> _Task prompt_:
Quote all entries exactly, leaving pictures aside.

> _Records provided_:
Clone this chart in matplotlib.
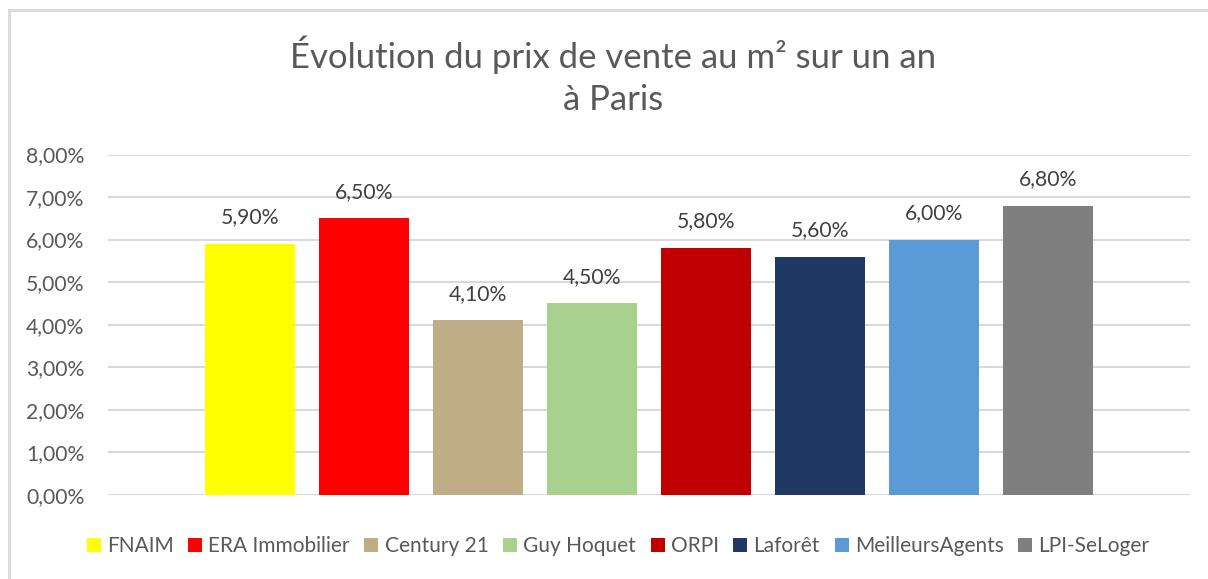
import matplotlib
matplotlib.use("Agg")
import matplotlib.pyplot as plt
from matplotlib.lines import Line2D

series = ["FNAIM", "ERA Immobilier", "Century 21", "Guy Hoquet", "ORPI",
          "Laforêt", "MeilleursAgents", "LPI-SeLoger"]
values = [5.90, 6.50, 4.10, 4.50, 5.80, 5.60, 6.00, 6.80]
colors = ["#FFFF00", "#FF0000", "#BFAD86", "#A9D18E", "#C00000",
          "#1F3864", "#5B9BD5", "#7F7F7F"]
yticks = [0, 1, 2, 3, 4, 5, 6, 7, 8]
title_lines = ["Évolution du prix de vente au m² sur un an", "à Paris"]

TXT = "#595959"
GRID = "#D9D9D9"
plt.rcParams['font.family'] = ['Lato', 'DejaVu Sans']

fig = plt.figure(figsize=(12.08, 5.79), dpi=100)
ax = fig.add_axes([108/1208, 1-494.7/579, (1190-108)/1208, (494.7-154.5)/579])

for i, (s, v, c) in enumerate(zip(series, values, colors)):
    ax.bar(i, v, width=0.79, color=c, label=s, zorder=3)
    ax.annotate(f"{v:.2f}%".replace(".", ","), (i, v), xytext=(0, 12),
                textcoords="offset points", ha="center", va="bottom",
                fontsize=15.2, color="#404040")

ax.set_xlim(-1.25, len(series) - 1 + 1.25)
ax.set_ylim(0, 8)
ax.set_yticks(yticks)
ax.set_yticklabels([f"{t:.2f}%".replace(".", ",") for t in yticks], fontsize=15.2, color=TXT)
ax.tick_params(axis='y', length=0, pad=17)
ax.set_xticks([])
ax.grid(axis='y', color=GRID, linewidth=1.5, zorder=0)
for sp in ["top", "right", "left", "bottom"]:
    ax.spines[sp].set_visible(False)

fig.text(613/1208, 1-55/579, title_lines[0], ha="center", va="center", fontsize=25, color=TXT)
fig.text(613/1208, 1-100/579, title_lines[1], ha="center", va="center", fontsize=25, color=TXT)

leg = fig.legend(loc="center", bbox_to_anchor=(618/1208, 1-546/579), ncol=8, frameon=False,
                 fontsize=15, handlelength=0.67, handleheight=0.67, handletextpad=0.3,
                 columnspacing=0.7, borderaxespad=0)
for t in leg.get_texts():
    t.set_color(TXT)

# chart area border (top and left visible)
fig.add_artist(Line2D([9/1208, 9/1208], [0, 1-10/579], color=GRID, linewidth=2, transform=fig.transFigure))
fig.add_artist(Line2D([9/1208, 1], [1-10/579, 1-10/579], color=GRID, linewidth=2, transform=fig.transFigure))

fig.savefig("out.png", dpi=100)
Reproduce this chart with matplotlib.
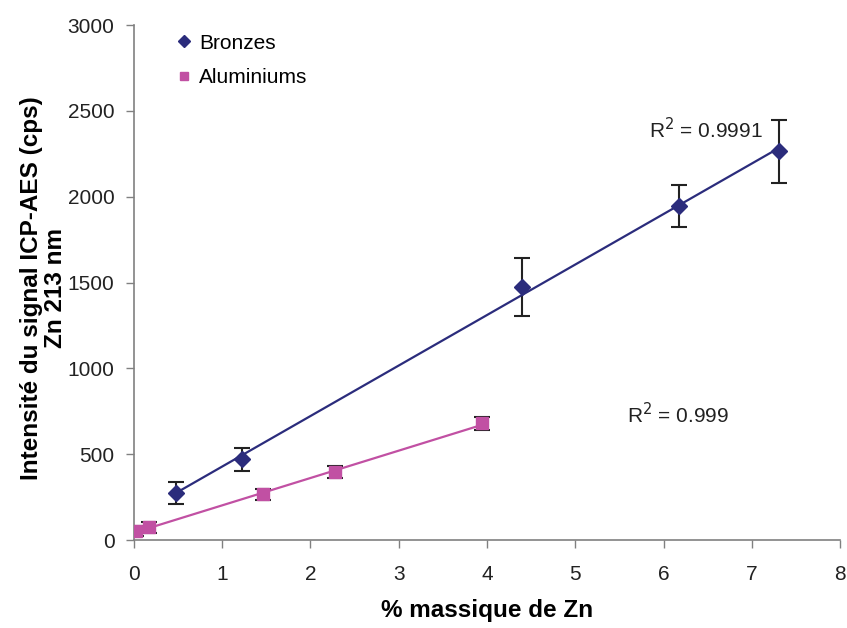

> _Expected output_:
Clone this chart in matplotlib.
import matplotlib
matplotlib.use("Agg")
import matplotlib.pyplot as plt
from matplotlib.lines import Line2D

series = ["FNAIM", "ERA Immobilier", "Century 21", "Guy Hoquet", "ORPI",
          "Laforêt", "MeilleursAgents", "LPI-SeLoger"]
values = [5.90, 6.50, 4.10, 4.50, 5.80, 5.60, 6.00, 6.80]
colors = ["#FFFF00", "#FF0000", "#BFAD86", "#A9D18E", "#C00000",
          "#1F3864", "#5B9BD5", "#7F7F7F"]
yticks = [0, 1, 2, 3, 4, 5, 6, 7, 8]
title_lines = ["Évolution du prix de vente au m² sur un an", "à Paris"]

TXT = "#595959"
GRID = "#D9D9D9"
plt.rcParams['font.family'] = ['Lato', 'DejaVu Sans']

fig = plt.figure(figsize=(12.08, 5.79), dpi=100)
ax = fig.add_axes([108/1208, 1-494.7/579, (1190-108)/1208, (494.7-154.5)/579])

for i, (s, v, c) in enumerate(zip(series, values, colors)):
    ax.bar(i, v, width=0.79, color=c, label=s, zorder=3)
    ax.annotate(f"{v:.2f}%".replace(".", ","), (i, v), xytext=(0, 12),
                textcoords="offset points", ha="center", va="bottom",
                fontsize=15.2, color="#404040")

ax.set_xlim(-1.25, len(series) - 1 + 1.25)
ax.set_ylim(0, 8)
ax.set_yticks(yticks)
ax.set_yticklabels([f"{t:.2f}%".replace(".", ",") for t in yticks], fontsize=15.2, color=TXT)
ax.tick_params(axis='y', length=0, pad=17)
ax.set_xticks([])
ax.grid(axis='y', color=GRID, linewidth=1.5, zorder=0)
for sp in ["top", "right", "left", "bottom"]:
    ax.spines[sp].set_visible(False)

fig.text(613/1208, 1-55/579, title_lines[0], ha="center", va="center", fontsize=25, color=TXT)
fig.text(613/1208, 1-100/579, title_lines[1], ha="center", va="center", fontsize=25, color=TXT)

leg = fig.legend(loc="center", bbox_to_anchor=(618/1208, 1-546/579), ncol=8, frameon=False,
                 fontsize=15, handlelength=0.67, handleheight=0.67, handletextpad=0.3,
                 columnspacing=0.7, borderaxespad=0)
for t in leg.get_texts():
    t.set_color(TXT)

# chart area border (top and left visible)
fig.add_artist(Line2D([9/1208, 9/1208], [0, 1-10/579], color=GRID, linewidth=2, transform=fig.transFigure))
fig.add_artist(Line2D([9/1208, 1], [1-10/579, 1-10/579], color=GRID, linewidth=2, transform=fig.transFigure))

fig.savefig("out.png", dpi=100)
Reproduce this chart with matplotlib.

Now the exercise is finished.